As a US expat living in Germany, you may find yourself wondering what taxes you need to file—and when. Here’s what you need to know. 

Living as an Expat in Germany 

Germany is home to a wide variety US of expats. This is due to the many Americans who choose to live abroad in Germany, as well as the international headquarters and US military bases throughout the country. 

But what are Germany’s taxes like for US expats? Let’s take a look. 

Germany’s Taxes at a Glance

  • Primary Tax Forms: Mantelbogen ESt
  • Date Primary Tax Form is Received: January 1
  • Tax Deadline: July 31
  • Currency: Euro (EUR)
  • Population: 80.9 million
  • Number of US Expats in Germany: Over 100,000
  • Capital City: Berlin
  • Primary Language: German
  • Tax Treaty: Yes
  • Totalization Agreement: Yes

What Are Germany’s Taxes like for US Expats? 

The first question most Americans living abroad in Germany have is whether they should file their taxes with the US government or Germany. Well, in many cases, the answer is both. This is because: 

  • Virtually all US citizens are required to file a US Federal Tax Return regardless of where they live 
  • Most expats living and working in Germany will also need to file a German tax return 

The good news is that because of the US-Germany tax treaty, expats generally won’t have to pay taxes twice on the same income. However, that still leaves German taxes, which are notoriously complicated. In fact, Germany has one of the most complex tax systems in all of Europe. 

To clarify what taxes you may have to file—and pay—here’s a rundown of how Germany’s taxation policies impact US expats. 

Who Has to File Taxes in Germany? 

Expats who qualify as tax residents of Germany will be taxed on their worldwide income, while non-residents are only taxed on German-source income. In either case, if your only income is a salary or wages from a German employer, you may not have to file a tax return. This is because your employer will most likely withhold your taxes at the source. 

US expats living in Germany generally only need to file a return if: 

  • They are self-employed 
  • They have multiple streams of income 
  • They receive income from a foreign (non-German) source 

However, even if you aren’t required to file a tax return as a resident, it can still be wise. There are quite a few potential tax deductions and exemptions that aren’t automatically applied to employee tax withholdings.
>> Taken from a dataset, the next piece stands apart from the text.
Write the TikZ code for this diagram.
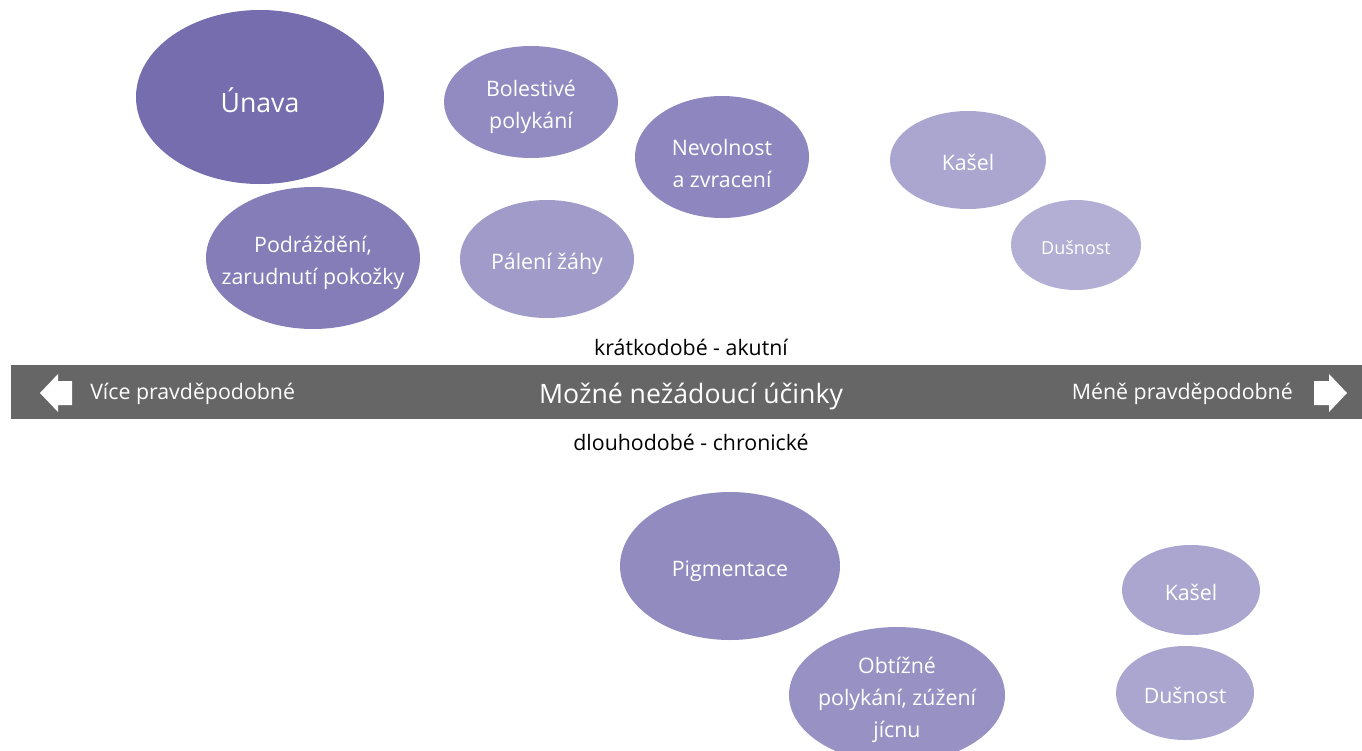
\documentclass[tikz,border=0pt]{standalone}
\usepackage{fontspec}
\setmainfont{Open Sans}
\usetikzlibrary{shapes.geometric}
\definecolor{cA}{HTML}{756DAE}
\definecolor{cB}{HTML}{857DB8}
\definecolor{cC}{HTML}{928BC1}
\definecolor{cD}{HTML}{8E87BF}
\definecolor{cE}{HTML}{A19BCA}
\definecolor{cF}{HTML}{ABA6CF}
\definecolor{cG}{HTML}{B3AED4}
\definecolor{cH}{HTML}{918BBF}
\definecolor{cI}{HTML}{9891C4}
\definecolor{barc}{HTML}{666666}
\tikzset{
  bub/.style args={#1/#2/#3}{ellipse, inner sep=0pt, fill=#1, draw=none,
    minimum width=#2*0.75pt, minimum height=#3*0.75pt},
  btxt/.style={inner sep=0pt, text=white, align=center, text depth=0pt, yshift=-2pt,
    font=\fontsize{16}{24}\selectfont},
  lbl/.style={font=\fontsize{16}{19}\selectfont, text=black},
  bartxt/.style={inner sep=0pt, font=\fontsize{16}{19}\selectfont, text=white}
}
\begin{document}
\begin{tikzpicture}[x=0.75pt,y=-0.75pt]
\useasboundingbox (0,0) rectangle (1362,750);
\clip (0,0) rectangle (1362,750);
% bar
\fill[barc] (11,365) rectangle (1362,419);
\node[bartxt, font=\fontsize{20}{24}\selectfont] (title) at (691,396) {Možné nežádoucí účinky};
\node[bartxt, anchor=west] (more) at (90,394) {Více pravděpodobné};
\node[bartxt, anchor=east] (less) at (1293,394) {Méně pravděpodobné};
\fill[white] (40,393) -- (58,374) -- (58,381) -- (72,381) -- (72,405) -- (58,405) -- (58,412) -- cycle;
\fill[white] (1347,393) -- (1329,374) -- (1329,381) -- (1314,381) -- (1314,405) -- (1329,405) -- (1329,412) -- cycle;
\node[lbl] (acute) at (691,347) {krátkodobé - akutní};
\node[lbl] (chronic) at (691,442) {dlouhodobé - chronické};
% top ellipses
\node[bub=cA/248/174] (unava) at (260,97) {};
\node[btxt, font=\fontsize{20}{24}\selectfont] (unavat) at (unava) {Únava};
\node[bub=cC/174/112] (bol) at (531,102) {};
\node[btxt] (bolt) at (bol) {Bolestivé\\polykání};
\node[bub=cD/174/122] (nev) at (722,157) {};
\node[btxt, yshift=-3pt] (nevt) at (nev) {Nevolnost\\a zvracení};
\node[bub=cF/156/98] (kas1) at (968,160) {};
\node[btxt] (kas1t) at (kas1) {Kašel};
\node[bub=cG/130/90] (dus1) at (1076,245) {};
\node[btxt, font=\fontsize{13.5}{16}\selectfont] (dus1t) at (dus1) {Dušnost};
\node[bub=cB/214/142] (pod) at (313,258) {};
\node[btxt] (podt) at (pod) {Podráždění,\\zarudnutí pokožky};
\node[bub=cE/174/118] (pal) at (547,259) {};
\node[btxt] (palt) at (pal) {Pálení žáhy};
% bottom ellipses
\node[bub=cH/220/148] (pig) at (730,566) {};
\node[btxt] (pigt) at (pig) {Pigmentace};
\node[bub=cI/216/136] (obt) at (897,695) {};
\node[btxt] (obtt) at (obt) {Obtížné\\polykání, zúžení\\jícnu};
\node[bub=cF/138/90] (kas2) at (1191,590) {};
\node[btxt] (kas2t) at (kas2) {Kašel};
\node[bub=cF/138/94] (dus2) at (1185,693) {};
\node[btxt] (dus2t) at (dus2) {Dušnost};
\end{tikzpicture}
\end{document}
By filing a return, you can claim these credits and receive a refund. 

Who Qualifies as a Tax Resident in Germany? 

As a US expat living in Germany, your nationality and long-term intentions have no bearing on your residency status. Instead, anyone who has a domicile or “habitual abode” in Germany is considered a resident for tax purposes. 

  • A habitual abode means a home you’ve lived in for at least six months out of a given tax year 
  • A domicile is any permanent residence you own, regardless of how much time you’ve spent there during the year 

If an expat doesn’t have a domicile or habitual abode in Germany, they are a non-resident. 

Once you qualify as a tax resident, you can eliminate your residency by simply moving out of Germany—as long as you don’t maintain a permanent residence in Germany or have lingering financial ties to the country. Even if you’re a German national, leaving the country is sufficient to cut tax ties. There’s no exit tax involved in leaving your tax residency status, either. 

What Types of Taxation Does Germany Have? 

Income Tax 

In Germany, taxable income includes: 

  • Wages 
  • Salary 
  • Trade or business income 
  • Rental income 
  • Investment income 
  • Profit received from independent personal services 
  • Income from royalties, agriculture, or forestry 
  • Gains from personal transactions (such as alimony or annuities) 

The various forms of income are taxed at progressive rates. 

Below, you can see the most recent German income tax rates for single and married residents. (All amounts are given in euros (EUR). 

2021 German Income Tax Rates for Single Tax Residents

Taxable Income (EUR)Tax Rate (%)
0-9,7740%
9,745-57,91814-42%
57,919-274,61242%
Over 274,61345%

2021 German Income Tax Rates for Married Tax Residents

Taxable Income (EUR)Tax Rate (%)
0-18,3360%
18,336-111,92014%
111,920-530,65242%
Over 530,65245%

Capital Gains Tax 

Germany taxes capital gains, with the rate depending on the nature of the gain. 

  • If an expat held a direct or indirect interest of 1% or more in a domestic or foreign corporation within the last five years, 60% of the capital gain from the subsequent sale of shares is taxable. 
  • If an expat held less than 1%, the entire capital gain from the sale of privately held shares is subject to a flat tax rate of 26.375% (25% flat rate plus the solidarity surcharge), irrespective of the amount of time the shares have been held. 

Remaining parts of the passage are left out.